» **What you have to do**: Extract the lines of the material below, beginning with the first and ending with the line that holds "const axisColor = '#555';". Skip every picture.

....................

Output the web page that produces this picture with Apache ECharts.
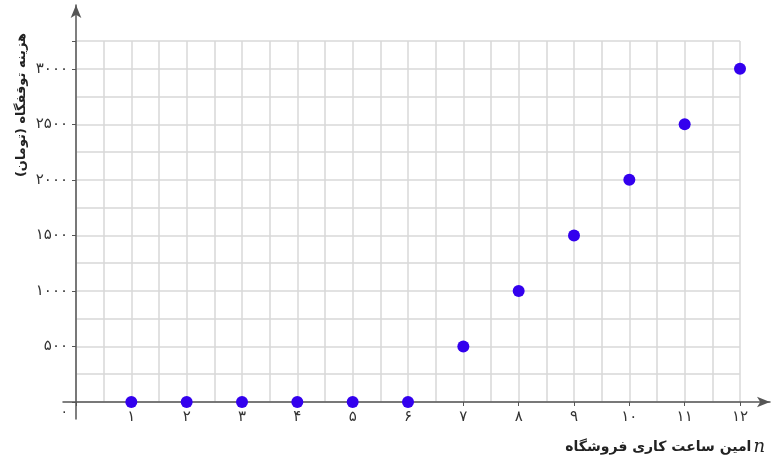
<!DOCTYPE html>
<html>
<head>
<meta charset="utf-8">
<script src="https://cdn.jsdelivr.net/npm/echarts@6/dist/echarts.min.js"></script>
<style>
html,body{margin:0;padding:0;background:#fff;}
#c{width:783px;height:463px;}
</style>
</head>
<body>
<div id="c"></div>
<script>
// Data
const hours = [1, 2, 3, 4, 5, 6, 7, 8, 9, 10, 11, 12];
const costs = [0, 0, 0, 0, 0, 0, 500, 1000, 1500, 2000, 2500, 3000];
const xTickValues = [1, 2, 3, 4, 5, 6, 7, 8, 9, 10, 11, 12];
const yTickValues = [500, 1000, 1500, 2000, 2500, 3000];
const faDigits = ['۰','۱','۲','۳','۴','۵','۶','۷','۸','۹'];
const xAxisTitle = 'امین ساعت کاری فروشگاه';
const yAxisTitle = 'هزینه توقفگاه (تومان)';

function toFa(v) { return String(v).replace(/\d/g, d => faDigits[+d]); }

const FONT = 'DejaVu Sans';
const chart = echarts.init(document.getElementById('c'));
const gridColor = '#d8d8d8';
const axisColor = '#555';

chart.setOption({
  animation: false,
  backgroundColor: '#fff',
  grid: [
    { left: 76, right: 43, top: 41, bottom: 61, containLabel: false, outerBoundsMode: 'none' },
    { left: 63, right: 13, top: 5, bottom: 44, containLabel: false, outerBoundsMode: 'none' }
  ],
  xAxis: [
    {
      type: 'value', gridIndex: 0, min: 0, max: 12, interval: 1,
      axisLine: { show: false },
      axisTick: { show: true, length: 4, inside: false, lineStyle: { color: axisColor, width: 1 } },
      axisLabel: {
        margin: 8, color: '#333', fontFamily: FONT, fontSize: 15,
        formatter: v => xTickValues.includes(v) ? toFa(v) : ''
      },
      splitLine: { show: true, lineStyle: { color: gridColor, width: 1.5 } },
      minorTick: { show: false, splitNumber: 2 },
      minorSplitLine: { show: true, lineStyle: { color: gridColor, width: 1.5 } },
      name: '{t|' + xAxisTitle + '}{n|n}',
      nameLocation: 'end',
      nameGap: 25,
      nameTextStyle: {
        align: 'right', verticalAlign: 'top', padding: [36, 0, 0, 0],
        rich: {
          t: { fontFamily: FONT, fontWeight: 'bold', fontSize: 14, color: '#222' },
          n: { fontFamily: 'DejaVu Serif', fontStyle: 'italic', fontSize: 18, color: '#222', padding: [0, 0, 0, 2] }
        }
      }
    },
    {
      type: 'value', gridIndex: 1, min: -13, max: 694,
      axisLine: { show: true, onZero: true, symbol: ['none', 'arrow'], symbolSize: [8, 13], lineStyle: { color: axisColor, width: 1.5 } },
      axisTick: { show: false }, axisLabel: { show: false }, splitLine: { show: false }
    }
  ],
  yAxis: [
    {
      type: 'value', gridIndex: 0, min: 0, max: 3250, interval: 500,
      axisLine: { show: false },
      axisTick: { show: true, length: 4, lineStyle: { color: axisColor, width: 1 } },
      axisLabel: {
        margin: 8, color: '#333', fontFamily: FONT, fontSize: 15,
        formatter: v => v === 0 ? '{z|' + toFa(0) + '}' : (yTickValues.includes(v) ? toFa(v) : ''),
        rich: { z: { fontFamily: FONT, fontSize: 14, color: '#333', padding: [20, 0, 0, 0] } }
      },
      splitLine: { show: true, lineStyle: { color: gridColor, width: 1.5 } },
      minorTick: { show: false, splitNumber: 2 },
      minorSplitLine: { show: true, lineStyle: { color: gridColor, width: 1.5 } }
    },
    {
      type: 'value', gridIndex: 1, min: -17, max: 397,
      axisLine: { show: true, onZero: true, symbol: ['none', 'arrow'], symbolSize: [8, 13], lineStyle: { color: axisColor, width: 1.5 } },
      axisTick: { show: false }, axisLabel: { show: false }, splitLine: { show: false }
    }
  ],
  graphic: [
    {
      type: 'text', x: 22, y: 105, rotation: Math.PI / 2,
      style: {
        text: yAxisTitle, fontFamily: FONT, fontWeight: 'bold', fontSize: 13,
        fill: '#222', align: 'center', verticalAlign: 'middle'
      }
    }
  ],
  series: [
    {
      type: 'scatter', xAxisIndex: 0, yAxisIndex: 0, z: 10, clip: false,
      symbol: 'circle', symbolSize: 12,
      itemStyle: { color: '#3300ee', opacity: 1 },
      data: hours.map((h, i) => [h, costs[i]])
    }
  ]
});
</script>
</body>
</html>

....................

» **Solution for this problem**:
Output the web page that produces this picture with Apache ECharts.
<!DOCTYPE html>
<html>
<head>
<meta charset="utf-8">
<script src="https://cdn.jsdelivr.net/npm/echarts@6/dist/echarts.min.js"></script>
<style>
html,body{margin:0;padding:0;background:#fff;}
#c{width:783px;height:463px;}
</style>
</head>
<body>
<div id="c"></div>
<script>
// Data
const hours = [1, 2, 3, 4, 5, 6, 7, 8, 9, 10, 11, 12];
const costs = [0, 0, 0, 0, 0, 0, 500, 1000, 1500, 2000, 2500, 3000];
const xTickValues = [1, 2, 3, 4, 5, 6, 7, 8, 9, 10, 11, 12];
const yTickValues = [500, 1000, 1500, 2000, 2500, 3000];
const faDigits = ['۰','۱','۲','۳','۴','۵','۶','۷','۸','۹'];
const xAxisTitle = 'امین ساعت کاری فروشگاه';
const yAxisTitle = 'هزینه توقفگاه (تومان)';

function toFa(v) { return String(v).replace(/\d/g, d => faDigits[+d]); }

const FONT = 'DejaVu Sans';
const chart = echarts.init(document.getElementById('c'));
const gridColor = '#d8d8d8';
const axisColor = '#555';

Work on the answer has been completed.